I later learned that events such as this two-hour speed-dating-for-friends event are relatively common throughout the United States. Companies sponsor some of those events; individuals organize others, such as the one I attended.
Feeling Shy? You're Not Alone
No matter their age, profession or lifestyle, many participants — certainly at the event I attended — were hesitant to attend. And my guess is many critiqued themselves harshly.
One sample post on social media used with permission of the attendee stated:
“Put myself out there to try to make some local friends tonight. It wasn’t easy, and I don’t think I did very well. I want to thank all of you who have found room in your hearts for me despite all my silliness. I appreciate you.”

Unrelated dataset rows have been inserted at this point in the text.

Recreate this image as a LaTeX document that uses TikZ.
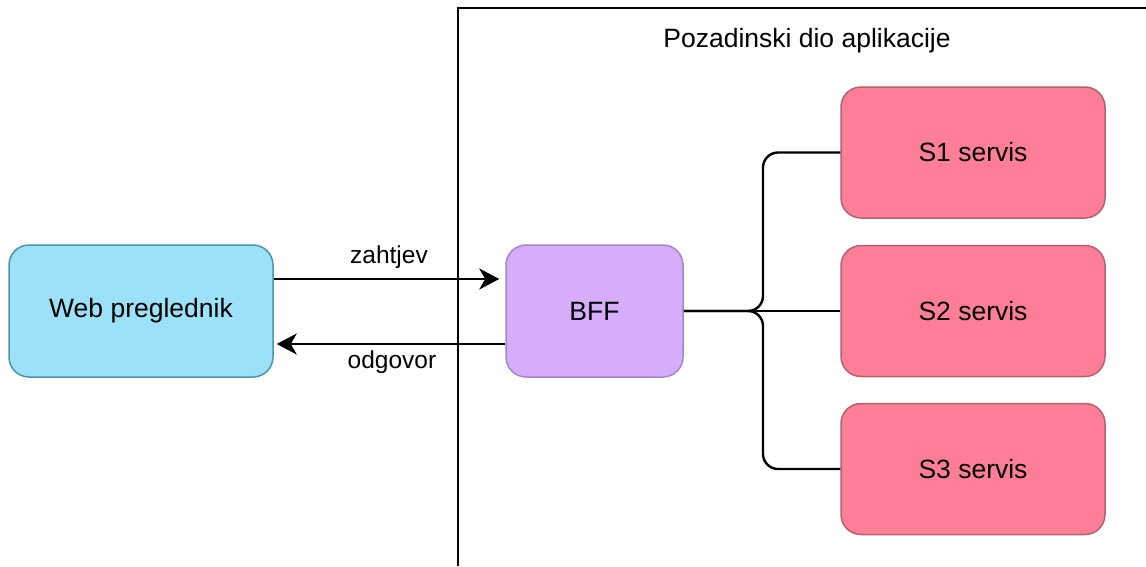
\documentclass[tikz,border=0pt]{standalone}
\usepackage{fontspec}
\setmainfont{Liberation Sans}
\usetikzlibrary{arrows.meta}
\definecolor{webfill}{HTML}{9BE1F7}
\definecolor{webdraw}{HTML}{4E93AC}
\definecolor{bfffill}{HTML}{D5ADFA}
\definecolor{bffdraw}{HTML}{A586C8}
\definecolor{svcfill}{HTML}{FF7E97}
\definecolor{svcdraw}{HTML}{B6606F}
\tikzset{
  box/.style={rectangle, rounded corners=20pt, line width=1.5pt, inner sep=0pt,
    minimum height=132pt, font=\fontsize{26.5}{30}\selectfont},
  webbox/.style={box, fill=webfill, draw=webdraw, minimum width=264pt},
  bffbox/.style={box, fill=bfffill, draw=bffdraw, minimum width=177pt},
  svcbox/.style={box, fill=svcfill, draw=svcdraw, minimum width=264pt, minimum height=131pt},
  conn/.style={line width=2.4pt, black},
  arr/.style={conn, -{Stealth[length=20pt, width=21pt, inset=6pt]}},
  lbl/.style={font=\fontsize{24.5}{30}\selectfont, inner sep=0pt},
}
\begin{document}
\begin{tikzpicture}[x=1pt, y=-1pt]
\useasboundingbox (0,0) rectangle (1146,566);
% container
\draw[line width=1.8pt] (458,566) -- (458,8) -- (1146,8);
\node[lbl, font=\fontsize{26.5}{30}\selectfont] (title) at (807,41) {Pozadinski dio aplikacije};
% nodes
\node[webbox] (web) at (141,311) {Web preglednik};
\node[bffbox] (bff) at (594.5,311) {BFF};
\node[svcbox] (s1) at (973,152.5) {S1 servis};
\node[svcbox] (s2) at (973,311) {S2 servis};
\node[svcbox] (s3) at (973,469) {S3 servis};
% request / response
\coordinate (reqy) at (0,279);
\coordinate (resy) at (0,344);
\draw[arr] (web.east |- reqy) -- ([xshift=-6pt]bff.west |- reqy);
\draw[arr] (bff.west |- resy) -- ([xshift=3pt]web.east |- resy);
\node[lbl] (zahtjev) at (389,257) {zahtjev};
\node[lbl] (odgovor) at (392,362) {odgovor};
% junction
\coordinate (j) at (763,311);
\draw[conn, rounded corners=15pt] (bff.east) -- (j) |- (s1.west);
\draw[conn, rounded corners=15pt] (bff.east) -- (j) |- (s3.west);
\draw[conn] (bff.east) -- (s2.west);
\end{tikzpicture}
\end{document}
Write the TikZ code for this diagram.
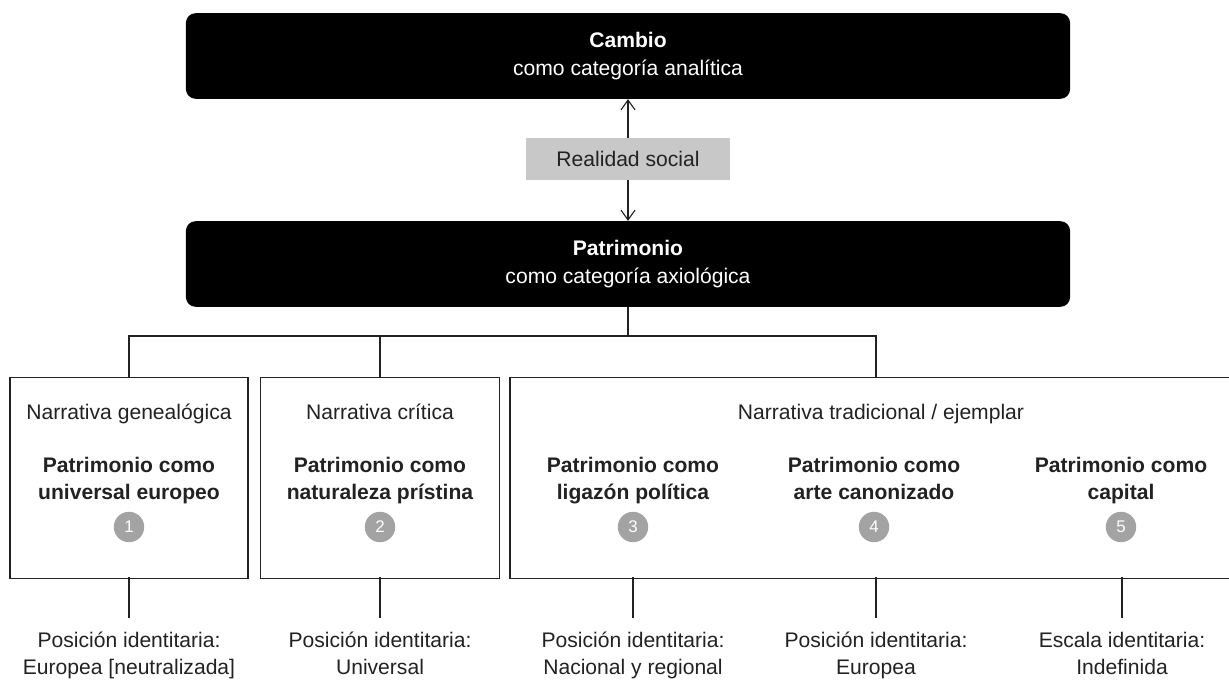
\documentclass[tikz,border=0pt]{standalone}
\usepackage{fontspec}
\setmainfont{Liberation Sans}
\usetikzlibrary{positioning,arrows.meta}
\definecolor{grisclaro}{HTML}{C8C8C8}
\definecolor{grisnumero}{HTML}{A3A3A3}
\definecolor{tinta}{HTML}{222222}
\begin{document}
\begin{tikzpicture}[x=0.025cm,y=-0.025cm,
	font=\fontsize{15}{19.5}\selectfont,
	cajanegra/.style={fill=black,text=white,rounded corners=7pt,minimum width=22.1cm,minimum height=2.14cm,align=center},
	caja/.style={draw=tinta,line width=0.9pt,minimum height=5.02cm,anchor=north},
	texto/.style={align=center,text=tinta},
	numero/.style={circle,fill=grisnumero,text=white,minimum size=0.76cm,inner sep=0pt,font=\fontsize{12}{12}\selectfont},
	linea/.style={draw=tinta,line width=0.8pt},
	flecha/.style={linea,-{Straight Barb[length=7pt,width=10pt]}}]
	\useasboundingbox (0,0) rectangle (1229,682);
	\clip (0,0) rectangle (1229,682);
	% les categories
	\node[cajanegra] (cambio) at (628,56) {\textbf{Cambio}\\como categoría analítica};
	\node[fill=grisclaro,text=tinta,minimum width=5.12cm,minimum height=1.05cm] (realidad) at (628,159) {Realidad social};
	\node[cajanegra] (patrimonio) at (628,264) {\textbf{Patrimonio}\\como categoría axiológica};
	\draw[flecha] (realidad) -- (cambio);
	\draw[flecha] (realidad) -- (patrimonio);
	% les narratives
	\node[caja,minimum width=5.95cm] (caja1) at (129,377) {};
	\node[caja,minimum width=5.97cm] (caja2) at (380,377) {};
	\node[caja,minimum width=18.3cm] (caja3) at (876,377) {};
	\coordinate (rama) at (628,336);
	\draw[linea] (patrimonio.south) -- (rama);
	\draw[linea] (caja1.north) |- (rama) -| (caja3.north);
	\draw[linea] (caja2.north) -- (caja2.north |- rama);
	\node[texto,anchor=base] (titulo1) at (129,419) {Narrativa genealógica};
	\node[texto,anchor=base] (titulo2) at (380,419) {Narrativa crítica};
	\node[texto,anchor=base] (titulo3) at (881,419) {Narrativa tradicional / ejemplar};
	% les patrimoines
	\foreach \x/\n/\txt in {129/1/{Patrimonio como\\universal europeo},
		380/2/{Patrimonio como\\naturaleza prístina},
		633/3/{Patrimonio como\\ligazón política},
		874/4/{Patrimonio como\\arte canonizado},
		1121/5/{Patrimonio como\\capital}}{
		\node[texto,anchor=north,font=\fontsize{15}{19.5}\selectfont\bfseries] (pat\n) at (\x,452) {\txt};
		\node[numero] (num\n) at (\x,527) {\n};
	}
	% les positions
	\foreach \x/\n/\txt in {129/1/{Posición identitaria:\\Europea [neutralizada]},
		380/2/{Posición identitaria:\\Universal},
		633/3/{Posición identitaria:\\Nacional y regional},
		876/4/{Posición identitaria:\\Europea},
		1122/5/{Escala identitaria:\\Indefinida}}{
		\coordinate (bajo\n) at (\x,577);
		\node[texto,anchor=north] (pos\n) at (\x,627) {\txt};
		\draw[linea] (bajo\n) -- (\x,618);
	}
\end{tikzpicture}
\end{document}
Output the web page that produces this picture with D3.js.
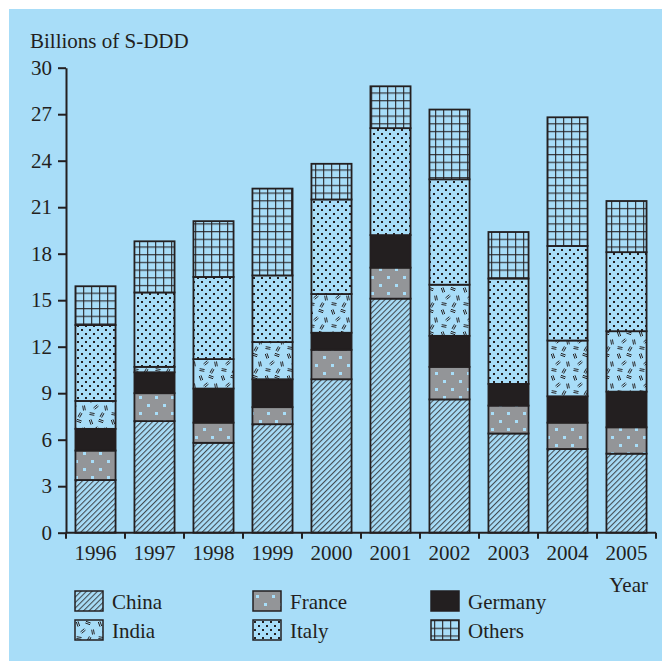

What was most surprising about this woman’s impression of herself was that she was one of the more personable, funny and smart women at the event — no small feat in a room full of engaging professionals.
The other surprise was how easily those of different generations mixed and struck up friendships. I had thought my friendships with some decade-or-so-younger-or-older women were unusual. I now realize they’re the norm. And pretty darned healthy, too.
Experts note that intergenerational friendships broaden perspectives. In my case, it also introduced me to new interests. But the rhythm and benefits of friendships come later.
For now, I’m glad I reached out. You might well enjoy such an event, too. At the least, you will meet interesting new people. And chances are pretty good some of them will develop into friends.